Wednesday through Sunday through September 25, $10-$16
Just about everyone collects something. From baseball cards to Wedgwood, coins to stamps, rocks to dolls, and so much else, most people have something they like to stockpile, many to the point of hoarding. The New Museum explores that natural instinct in “The Keeper,” a four-floor extravaganza of unique items that continues through September 25. “‘The Keeper’ is an unusual exhibition in that it multiplies the function of the museum by presenting, within one show, an array of imaginary museums and personal collections — what one might consider to be museums of the individual. Organized as a series of case studies or portraits, ‘The Keeper’ tells the stories of various figures through the objects they chose to protect and preserve — some extraordinarily precious and others apparently trivial or valueless,” museum director Lisa Phillips writes in the catalog foreword. “‘The Keeper,’ of course, is not simply a treatise on collections or on objects and their relative value. Rather, it points beyond these objects to the acts of those who have given themselves the task of safeguarding them, tracing the passions and impulses that inspire their intrepid undertakings, subjective quests, and chronicles of experience.” Spread across three floors plus the glassed-in lobby gallery, “The Keeper” is often reminiscent of the kind of exhibits the old American Folk Art Museum used to mount, particularly Arthur Bispo do Rosário’s tapestries and constructions using cans, dolls, beaded necklaces, bicycle wheels, clothing, and other odd items, created during fifty years in a Rio psychiatric hospital, and Hilma af Klint’s occult paintings, which she did not allow to be seen in public until twenty years after her death in 1944.

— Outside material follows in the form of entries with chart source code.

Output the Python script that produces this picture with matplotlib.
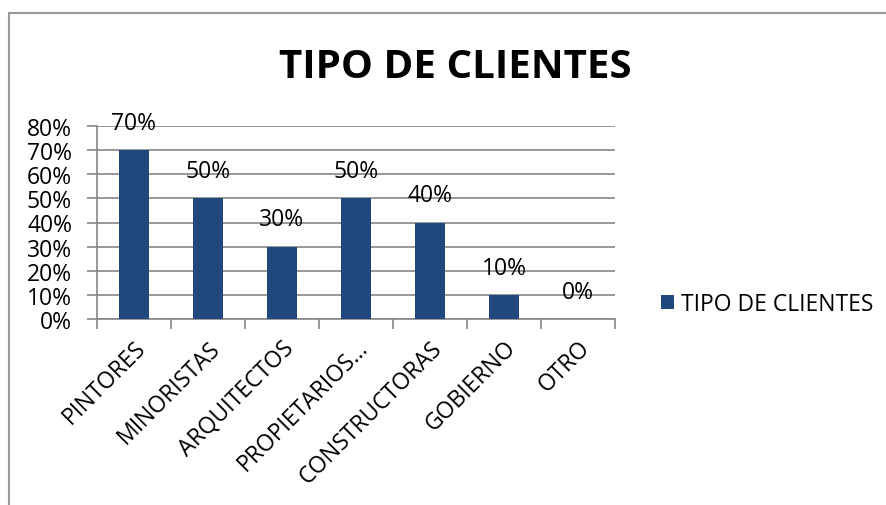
import matplotlib
matplotlib.use("Agg")
import matplotlib.pyplot as plt
from matplotlib.lines import Line2D
import numpy as np

categories = ["PINTORES", "MINORISTAS", "ARQUITECTOS", "PROPIETARIOS...",
              "CONSTRUCTORAS", "GOBIERNO", "OTRO"]
values = [70, 50, 30, 50, 40, 10, 0]
series_name = "TIPO DE CLIENTES"
title = "TIPO DE CLIENTES"
yticks = [0, 10, 20, 30, 40, 50, 60, 70, 80]

FONT = ["Open Sans", "DejaVu Sans"]
plt.rcParams['font.family'] = FONT

W, H = 886, 506
fig = plt.figure(figsize=(W / 100, H / 100), dpi=100)
bar_color = "#21487D"
grid_color = "#868686"
FS = 16.5

# outer border (top and left visible)
fig.add_artist(Line2D([9 / W, 1.0], [1 - 14 / H, 1 - 14 / H], color="#9a9a9a", lw=1.5,
                      transform=fig.transFigure))
fig.add_artist(Line2D([9 / W, 9 / W], [0, 1 - 14 / H], color="#9a9a9a", lw=1.5,
                      transform=fig.transFigure))

ax = fig.add_axes([97 / W, 1 - 320 / H, (615 - 97) / W, (320 - 127) / H])
x = np.arange(len(categories))
ax.bar(x, values, width=0.4, color=bar_color, zorder=3, label=series_name)
ax.set_xlim(-0.5, len(categories) - 0.5)
ax.set_ylim(0, 80)
ax.set_yticks(yticks)
ax.set_yticklabels([f"{v}%" for v in yticks], fontsize=FS)
ax.yaxis.grid(True, color=grid_color, lw=1.2, zorder=0)
ax.tick_params(axis='y', length=7, color=grid_color, width=1.2, pad=11)
ax.set_xticks(x)
ax.set_xticklabels(categories, rotation=45, ha='right', rotation_mode='anchor', fontsize=FS)
ax.tick_params(axis='x', which='major', length=0, pad=12)
ax.set_xticks(np.arange(-0.5, len(categories)), minor=True)
ax.tick_params(axis='x', which='minor', length=7, color=grid_color, width=1.2)
for s in ["top", "right"]:
    ax.spines[s].set_visible(False)
for s in ["left", "bottom"]:
    ax.spines[s].set_color(grid_color)
    ax.spines[s].set_linewidth(1.2)

for xi, v in zip(x, values):
    ax.annotate(f"{v}%", (xi, v), xytext=(0, 11), textcoords="offset points",
                ha='center', va='bottom', fontsize=FS)

fig.text(455 / W, 1 - 67 / H, title, ha='center', va='center', fontsize=29, fontweight='bold')

ax.legend(loc='center left', bbox_to_anchor=(640 / W, 1 - 305 / H), bbox_transform=fig.transFigure,
          frameon=False, fontsize=FS, handlelength=0.6, handleheight=0.6, handletextpad=0.3)

fig.savefig("out.png", dpi=100)
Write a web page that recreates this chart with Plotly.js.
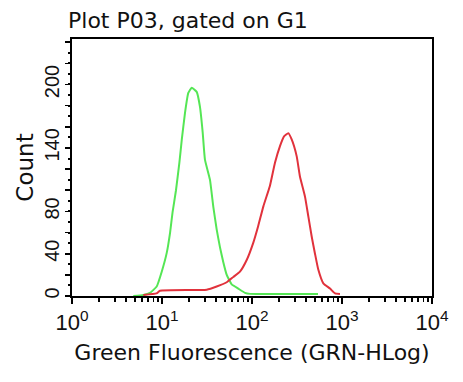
<!DOCTYPE html>
<html>
<head>
<meta charset="utf-8">
<script src="https://cdn.plot.ly/plotly-3.0.1.min.js"></script>
<style>html,body{margin:0;padding:0;background:#fff}#chart{width:463px;height:382px}</style>
</head>
<body>
<div id="chart"></div>
<script>
// Green histogram (isotype / control)
var greenX = [4.8, 6.2, 7.36, 8.73, 9.93, 11.3, 12.3, 13.1, 14.3, 15.6, 16.6, 18.0, 19.6, 21.4, 24.3, 26.4, 28.3, 30.0, 34.1, 37.2, 40.5, 44.1, 48.0, 52.4, 59.5, 70.4, 83.6, 95, 541];
var greenY = [0, 1, 3, 9, 23, 41, 60, 79, 100, 126, 148, 173, 192, 197, 193, 179, 155, 129, 110, 84, 63, 46, 32, 20, 11, 7, 3, 2, 2];
// Red histogram (stained sample)
var redX = [6.2, 8.7, 9.5, 31.4, 40.5, 52.4, 62.0, 73.5, 87.3, 103, 117, 134, 158, 180, 205, 227, 253, 276, 314, 341, 388, 423, 461, 501, 545, 620, 736, 836, 950];
var redY = [1, 2.5, 5, 6, 9, 13, 18, 23, 34, 50, 66, 85, 104, 126, 142, 151, 154, 148, 132, 113, 94, 75, 56, 40, 25, 12, 7, 2.5, 2];

var xTickVals = [1, 10, 100, 1000, 10000];
var xTickText = ['10<sup>0</sup>', '10<sup>1</sup>', '10<sup>2</sup>', '10<sup>3</sup>', '10<sup>4</sup>'];
var yTickMarks = [0, 20, 40, 60, 80, 100, 120, 140, 160, 180, 200, 220, 240];
var yLabelVals = [0, 40, 80, 140, 200];
var yLabelText = ['0', '40', '80', '140', '200'];
var xMinor = [];
[1, 10, 100, 1000].forEach(function (d) { for (var m = 2; m <= 9; m++) xMinor.push(m * d); });

var traces = [
  {x: greenX, y: greenY, type: 'scatter', mode: 'lines', line: {color: 'rgb(85,230,85)', width: 2, shape: 'spline', smoothing: 0.4}, hoverinfo: 'skip'},
  {x: redX, y: redY, type: 'scatter', mode: 'lines', line: {color: 'rgb(225,50,60)', width: 2, shape: 'spline', smoothing: 0.4}, hoverinfo: 'skip'},
  {x: [1], y: [0], yaxis: 'y2', type: 'scatter', mode: 'markers', marker: {opacity: 0}, hoverinfo: 'skip'}
];

var layout = {
  width: 463, height: 382,
  margin: {l: 72, r: 31, t: 39, b: 86},
  paper_bgcolor: '#fff', plot_bgcolor: '#fff',
  showlegend: false,
  font: {family: 'Liberation Sans, Arial, sans-serif', color: '#111'},
  title: {text: 'Plot P03, gated on G1', font: {family: 'DejaVu Sans', size: 22, color: '#111'},
          xref: 'container', yref: 'container', x: 68/463, xanchor: 'left', y: 1 - 20/382, yanchor: 'middle'},
  xaxis: {
    type: 'log', range: [0, 4], showgrid: false, zeroline: false,
    showline: true, linecolor: '#000', linewidth: 2, mirror: true,
    ticks: 'outside', ticklen: 6, tickwidth: 1.6, tickcolor: '#000',
    tickmode: 'array', tickvals: xTickVals, ticktext: xTickText,
    tickfont: {family: 'Liberation Sans', size: 22, color: '#111'},
    minor: {tickmode: 'array', tickvals: xMinor, ticks: 'outside', ticklen: 4, tickwidth: 1.5, tickcolor: '#000', showgrid: false},
    title: {text: 'Green Fluorescence (GRN-HLog)', font: {family: 'DejaVu Sans', size: 22, color: '#111'}, standoff: 10},
    automargin: false
  },
  yaxis: {
    range: [0, 243], showgrid: false, zeroline: false,
    showline: true, linecolor: '#000', linewidth: 2, mirror: true,
    ticks: 'outside', ticklen: 5, tickwidth: 1.6, tickcolor: '#000',
    tickmode: 'array', tickvals: yTickMarks, showticklabels: false,
    minor: {dtick: 10, ticks: 'outside', ticklen: 2, tickwidth: 2, tickcolor: '#000', showgrid: false},
    automargin: false
  },
  yaxis2: {
    overlaying: 'y', side: 'left', range: [0, 243], showgrid: false, zeroline: false,
    showline: false, ticks: 'outside', ticklen: 4, tickcolor: 'rgba(0,0,0,0)',
    tickmode: 'array', tickvals: yLabelVals, ticktext: yLabelText, tickangle: -90,
    tickfont: {family: 'Liberation Sans', size: 20, color: '#111'},
    title: {text: 'Count', font: {family: 'DejaVu Sans', size: 23, color: '#111'}, standoff: 0},
    automargin: false
  }
};

Plotly.newPlot('chart', traces, layout, {displayModeBar: false, staticPlot: true});
</script>
</body>
</html>
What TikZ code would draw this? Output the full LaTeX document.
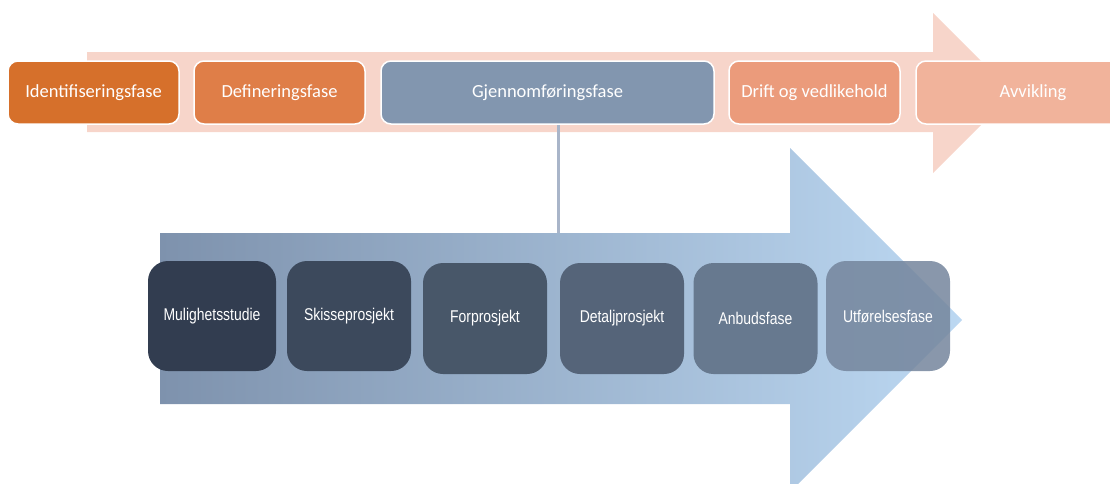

Perhaps the most obsessive collection is Ydessa Hendeles’s “Partners (The Teddy Bear Project),” an enormous two-story installation of three thousand vintage family-album photographs in which children pose with a teddy bear, along with related ephemera, spiral staircases, and classic teddy bears in vitrines, a kind of museum exhibition unto itself. Tony Bingxue has preserved sixty-two photographic studio portraits of Ye Jinglu taken in 1901 and then from 1907 to 1968, which reveal a changing culture while calling into questions of authorship. After her family escaped Germany following Kristallnacht, Hannelore Baron started making assemblages using found objects and personal mementos. Novelist Vladimir Nabokov collected butterflies, discovering nearly twenty species and naming them after family members. Yuji Agematsu picks up detritus from New York City streets and displays them in clear plastic wrappers. One of the most fascinating works is Ed Atkins’s The Trick Brain, a sixteen-minute video of found footage that scans André Breton’s personal collection of rare books and tribal artifacts, made after the poet’s death. For The Last Silent Movie, former anthropologist Susan Hiller recorded dozens of endangered or extinct languages, played over a black screen that identifies in white text what language it is and translates what is being said into English. “Today you will get to know me through my tongue,” the last known speaker of K’ora says. It’s a haunting film in an exhibition that ranges from the ridiculous to the sublime while exploring the basic human need to collect, revealing that what we are collecting and preserving is, of course, ourselves, our irreproducible minds with their endless capacity for order and choice. (On Friday, September 23, at 12:30, there will be a New Perspectives tour of the exhibit, “Keeping to Change,” led by New Museum Teaching Fellow Maggie Mustard.)